The set continued with the start of “Nothing Too Fancy” once again building this spectacular movement of rising sound.

Then, “Alex’s House” reeled the line back in with a slowed down pace, yet ever-alive electric guitar jam and beach-y vocals. In this song, it’s easy to compare the lightness of the voclas to that of fellow jam band-er, Trey Anastasio of Phish. But really, it’s in this sparse moment that there is any real correlation between the two bands. While Phish’s talent is equally present in their product, Umphrey’s brings a saucier serving to the table, often rebelliously resting their elbows on the fine linen beneath them.

The show developed, eventually dishing out a whopping 18 minute rendition of “In the Kitchen.” As the song unfolded, a hint of “Stairway to Heaven” was mischievously sprinkled in, barely catching the attention of the charged up crowd. The beat grew, then introduced lead singer, Brendan Bayliss’s voice. The drums rapidly launched into it’s own world, piloting a ship that would soon be boarded by the remaining members of the band. The energy from the outrageous swell was poisonous yet impossible not to voluntarily swallow down without any lingering regrets.

Just as the song couldn’t expand in any one direction for not a millisecond longer, the boys slid back into “Nothing Too Fancy” deliciously bringing an end to first set of the night and the held breaths of every exhilarated fan in the building, watching on with a glazed over astonishment.

The best part?
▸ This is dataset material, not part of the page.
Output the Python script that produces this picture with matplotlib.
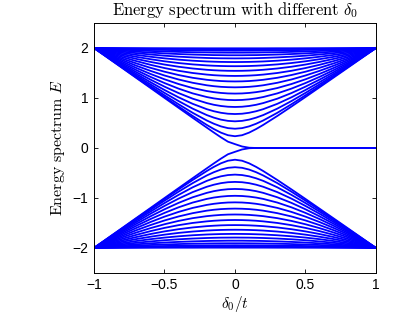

The show was only just getting started.

While dissecting what the band brings to the table compositionally, it’s hard to view this quasi-Frankenstein creation as something that could generate a breath of life, let alone a solid, sustained one.

However, once the electricity is introduced to the band’s individualized musical heartbeat, the method behind such great madness is awakened.
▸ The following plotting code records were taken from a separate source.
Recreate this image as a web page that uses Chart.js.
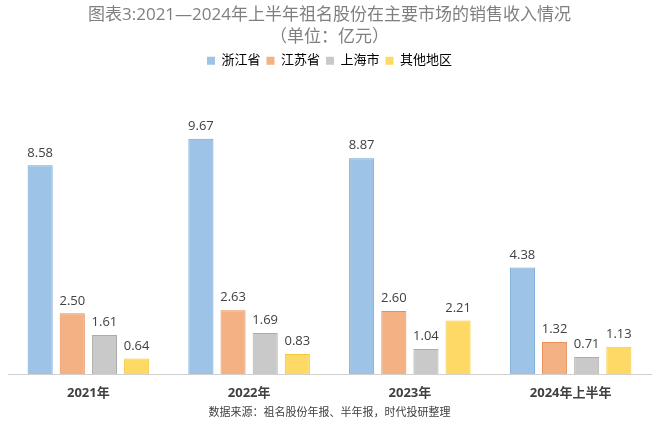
<!DOCTYPE html>
<html>
<head>
<meta charset="utf-8">
<script src="https://cdn.jsdelivr.net/npm/chart.js@4"></script>
<style>
  html, body { margin: 0; padding: 0; background: #fff; }
  #wrap { width: 660px; height: 427px; }
</style>
</head>
<body>
<div id="wrap"><canvas id="chart"></canvas></div>
<script>
var years = ['2021年', '2022年', '2023年', '2024年上半年'];
var zhejiang = [8.58, 9.67, 8.87, 4.38];
var jiangsu = [2.50, 2.63, 2.60, 1.32];
var shanghai = [1.61, 1.69, 1.04, 0.71];
var others = [0.64, 0.83, 2.21, 1.13];

var cjk = '"Open Sans", "Noto Sans CJK SC", sans-serif';

function series(label, data, fill, border) {
    return {
        label: label,
        data: data,
        backgroundColor: fill,
        borderColor: border,
        borderWidth: 1,
        categoryPercentage: 0.8,
        barPercentage: 0.78
    };
}

// value labels above bars
var valueLabels = {
    id: 'valueLabels',
    afterDatasetsDraw: function(chart) {
        var ctx = chart.ctx;
        ctx.save();
        ctx.font = '13px ' + cjk;
        ctx.fillStyle = '#404040';
        ctx.textAlign = 'center';
        ctx.textBaseline = 'bottom';
        chart.data.datasets.forEach(function(ds, i) {
            chart.getDatasetMeta(i).data.forEach(function(bar, j) {
                ctx.fillText(ds.data[j].toFixed(2), bar.x, bar.y - 6);
            });
        });
        ctx.restore();
    }
};

var chart = new Chart(document.getElementById('chart'), {
    type: 'bar',
    data: {
        labels: years,
        datasets: [
            series('浙江省', zhejiang, '#9dc3e6', '#6fa3d6'),
            series('江苏省', jiangsu, '#f4b183', '#e9905a'),
            series('上海市', shanghai, '#c9c9c9', '#acacac'),
            series('其他地区', others, '#ffd966', '#f5c842')
        ]
    },
    options: {
        animation: false,
        responsive: true,
        maintainAspectRatio: false,
        layout: { padding: { left: 8, right: 9, top: 4, bottom: 8 } },
        plugins: {
            title: {
                display: true,
                text: ['图表3:2021—2024年上半年祖名股份在主要市场的销售收入情况', '（单位：亿元）'],
                color: '#7f7f7f',
                font: { family: cjk, size: 17, weight: 'normal', lineHeight: 1.3 },
                padding: { top: 0, bottom: 0 }
            },
            subtitle: {
                display: true,
                position: 'bottom',
                text: '数据来源：祖名股份年报、半年报，时代投研整理',
                color: '#404040',
                font: { family: cjk, size: 11 },
                padding: { top: 2, bottom: 0 }
            },
            legend: {
                display: true,
                labels: {
                    boxWidth: 8,
                    boxHeight: 8,
                    color: '#595959',
                    font: { family: cjk, size: 13 },
                    padding: 6,
                    generateLabels: function(c) {
                        return c.data.datasets.map(function(ds, i) {
                            return { text: ds.label, fillStyle: ds.backgroundColor, strokeStyle: ds.backgroundColor, lineWidth: 0, datasetIndex: i };
                        });
                    }
                }
            },
            tooltip: { enabled: false }
        },
        scales: {
            x: {
                grid: { display: false },
                border: { display: true, color: '#d0d0d0', width: 1 },
                ticks: { color: '#404040', font: { family: cjk, size: 13, weight: 'bold' }, padding: 3 }
            },
            y: {
                display: false,
                min: 0,
                max: 12.2
            }
        }
    },
    plugins: [valueLabels]
});
</script>
</body>
</html>
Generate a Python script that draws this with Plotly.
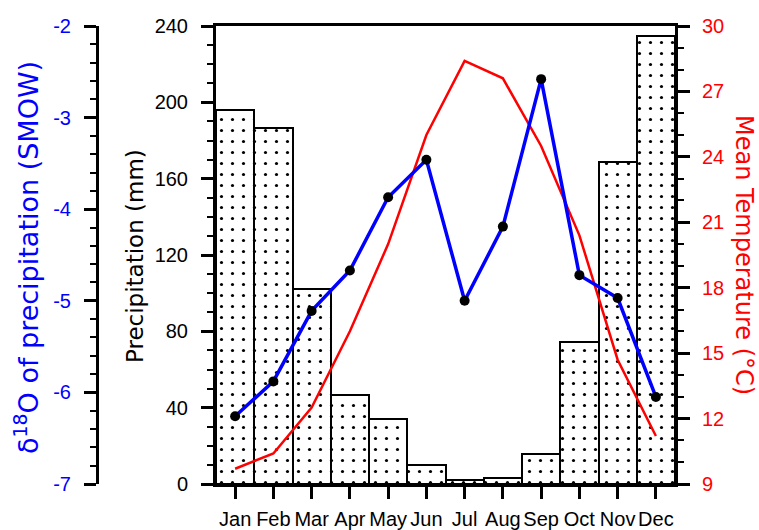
import plotly.graph_objects as go

months = ["Jan", "Feb", "Mar", "Apr", "May", "Jun", "Jul", "Aug", "Sep", "Oct", "Nov", "Dec"]
precip = [196, 186.5, 102, 46.5, 34, 10, 2, 3, 15.5, 74.5, 168.5, 235]
temp = [9.7, 10.4, 12.5, 16.0, 20.0, 25.0, 28.4, 27.6, 24.5, 20.4, 14.7, 11.2]
d18o = [-6.26, -5.88, -5.11, -4.67, -3.87, -3.46, -5.0, -4.19, -2.58, -4.72, -4.97, -6.05]
d18o_ticks = [-7, -6, -5, -4, -3, -2]
d18o_labels = ["-7", "-6", "-5", "-4", "-3", "-2"]

W, H = 759, 530
ML, MR, MT, MB = 20, 84, 26, 46
PW = W - ML - MR
PH = H - MT - MB


def px2x(px):
    return (px - ML) / PW


def px2y(py):
    return (H - MB - py) / PH


FONT = "Liberation Sans, Arial, sans-serif"
TFONT = "DejaVu Sans, sans-serif"

fig = go.Figure()
fig.add_trace(go.Bar(
    x=months, y=precip, width=1,
    marker=dict(color="white", line=dict(color="black", width=2),
                pattern=dict(shape=".", fgcolor="black", bgcolor="white", fgopacity=1,
                             size=11, solidity=0.065, fillmode="replace")),
    showlegend=False))
fig.add_trace(go.Scatter(
    x=months, y=temp, yaxis="y2", mode="lines",
    line=dict(color="red", width=2.5), showlegend=False))
fig.add_trace(go.Scatter(
    x=months, y=d18o, yaxis="y3", mode="lines+markers",
    line=dict(color="blue", width=3.5),
    marker=dict(color="black", size=10), showlegend=False))

axis_common = dict(showline=True, linecolor="black", linewidth=3, ticks="outside", automargin=False,
                   ticklen=12, tickwidth=3, tickcolor="black", showgrid=False, zeroline=False)

fig.update_layout(
    width=W, height=H,
    margin=dict(l=ML, r=MR, t=MT, b=MB),
    paper_bgcolor="white", plot_bgcolor="white",
    font=dict(family=FONT, color="black"),
    bargap=0,
    xaxis=dict(domain=[px2x(216), 1], range=[-0.5, 11.5], mirror=True,
               tickfont=dict(size=20), ticklabelstandoff=3, **axis_common),
    yaxis=dict(range=[0, 240], dtick=40, tickfont=dict(size=20), ticklabelstandoff=9,
               minor=dict(dtick=10, ticks="outside", ticklen=6, tickwidth=2, tickcolor="black"),
               **axis_common),
    yaxis2=dict(range=[9, 30], dtick=3, overlaying="y", side="right", anchor="x",
                tickfont=dict(size=20, color="red"), ticklabelstandoff=8,
                minor=dict(dtick=1, ticks="outside", ticklen=6, tickwidth=2, tickcolor="black"),
                **axis_common),
    yaxis3=dict(range=[-7, -2], tickvals=d18o_ticks, ticktext=d18o_labels, overlaying="y", side="left",
                anchor="free", position=px2x(97), tickfont=dict(size=20, color="blue"), ticklabelstandoff=9,
                minor=dict(dtick=0.2, ticks="outside", ticklen=6, tickwidth=2, tickcolor="black"),
                **axis_common),
    annotations=[
        dict(text="Precipitation (mm)", xref="paper", yref="paper", x=px2x(135), y=px2y(256),
             textangle=-90, showarrow=False, font=dict(family=TFONT, size=23, color="black"),
             xanchor="center", yanchor="middle"),
        dict(text="δ<sup>18</sup>O of precipitation (SMOW)", xref="paper", yref="paper", x=px2x(26), y=px2y(258),
             textangle=-90, showarrow=False, font=dict(family=TFONT, size=27, color="blue"),
             xanchor="center", yanchor="middle"),
        dict(text="Mean Temperature (°C)", xref="paper", yref="paper", x=px2x(744), y=px2y(255),
             textangle=90, showarrow=False, font=dict(family=TFONT, size=24, color="red"),
             xanchor="center", yanchor="middle"),
    ],
)

fig.write_html("out.html")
Alone, the genres, moods and sounds that typically comprise an Umphrey’s song don’t fully gain it’s worthiness in effect until the shock jolts the beast, bringing to life the true creativity of such a sculpted masterpiece.

It was earlier in the show, in that singular moment when Umphrey’s first trailed onto the stage that the audience could just sense that indisputable energy stirring, bubbling up and unapologetically seeping out of the pores of each member of the band.
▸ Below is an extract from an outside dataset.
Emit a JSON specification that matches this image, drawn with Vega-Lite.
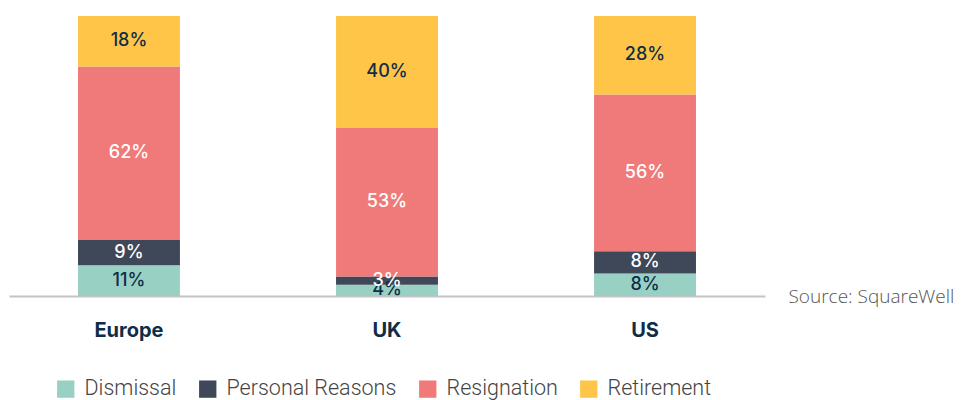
{
  "$schema": "https://vega.github.io/schema/vega-lite/v6.json",
  "width": 756,
  "height": 280,
  "autosize": "none",
  "padding": {"left": 9, "top": 16, "right": 197, "bottom": 104},
  "background": "white",
  "config": {"view": {"stroke": null}},
  "data": {
    "values": [
      {"region": "Europe", "category": "Dismissal", "value": 11},
      {"region": "Europe", "category": "Personal Reasons", "value": 9},
      {"region": "Europe", "category": "Resignation", "value": 62},
      {"region": "Europe", "category": "Retirement", "value": 18},
      {"region": "UK", "category": "Dismissal", "value": 4},
      {"region": "UK", "category": "Personal Reasons", "value": 3},
      {"region": "UK", "category": "Resignation", "value": 53},
      {"region": "UK", "category": "Retirement", "value": 40},
      {"region": "US", "category": "Dismissal", "value": 8},
      {"region": "US", "category": "Personal Reasons", "value": 8},
      {"region": "US", "category": "Resignation", "value": 56},
      {"region": "US", "category": "Retirement", "value": 28}
    ]
  },
  "transform": [
    {"stack": "value", "groupby": ["region"], "sort": [{"field": "category", "order": "ascending"}], "as": ["y0", "y1"]},
    {"calculate": "(datum.y0 + datum.y1) / 2", "as": "ymid"},
    {"calculate": "datum.value + '%'", "as": "label"}
  ],
  "encoding": {
    "x": {
      "field": "region",
      "type": "nominal",
      "sort": ["Europe", "UK", "US"],
      "scale": {"paddingInner": 0.605, "paddingOuter": 0.2675},
      "axis": {
        "title": "Source: SquareWell",
        "titleX": 779,
        "titleY": 0,
        "titleAlign": "left",
        "titleBaseline": "middle",
        "titleAnchor": null,
        "titleFont": "Open Sans",
        "titleFontSize": 19,
        "titleFontWeight": 300,
        "titleColor": "#555555",
        "labelAngle": 0,
        "labelFont": "Inter",
        "labelFontSize": 20,
        "labelFontWeight": "bold",
        "labelColor": "#0f2d47",
        "labelPadding": 24,
        "ticks": false,
        "domain": true,
        "domainColor": "#c4c4c4",
        "domainWidth": 2
      }
    }
  },
  "layer": [
    {
      "mark": {"type": "bar"},
      "encoding": {
        "y": {"field": "y0", "type": "quantitative", "scale": {"domain": [0, 100]}, "axis": null},
        "y2": {"field": "y1"},
        "color": {
          "field": "category",
          "type": "nominal",
          "scale": {
            "domain": ["Dismissal", "Personal Reasons", "Resignation", "Retirement"],
            "range": ["#98d0c4", "#3e4858", "#f07a7a", "#fec548"]
          },
          "legend": {
            "orient": "none",
            "legendX": 46,
            "legendY": 362,
            "direction": "horizontal",
            "title": null,
            "symbolType": "square",
            "symbolSize": 300,
            "symbolStrokeWidth": 0,
            "symbolOffset": 0,
            "labelOffset": 8,
            "labelLimit": 0,
            "labelFont": "Roboto",
            "labelFontWeight": 300,
            "labelFontSize": 21.5,
            "labelColor": "#444444",
            "columnPadding": 20
          }
        }
      }
    },
    {
      "mark": {"type": "text", "font": "Inter", "fontSize": 18, "fontWeight": 500, "baseline": "middle", "align": "center"},
      "encoding": {
        "y": {"field": "ymid", "type": "quantitative"},
        "text": {"field": "label"},
        "color": {
          "condition": {"test": "datum.category === 'Dismissal' || datum.category === 'Retirement'", "value": "#0f2d47"},
          "value": "#ffffff"
        }
      }
    }
  ]
}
Once they steadied their feet into those magnetically charged, staked spots, it felt as if that moment had been habitually rehearsed. Never before had I experienced a non-musical moment that conjured up such an overwhelming feeling of rightness and precision. Umphrey’s McGee is not only fun and not only good, Umphrey’s McGee is right.

While music’s most beloved, cherished gift it selflessly delivers to it’s listeners is subjectivity, the band itself, in their most minuscule of actions are the exact opposite. They are meant to be musicians. They are supposed to play what they do and when they do it with the sounds they fuse. They are the whole truth Umphrey’s McGee music.

Witnessing a performance by individuals that invent such a mesh-able, cosmic occurrence of sounds in a vast multitude of arrangements is something any true music junkie needs to get a fix of. And fast.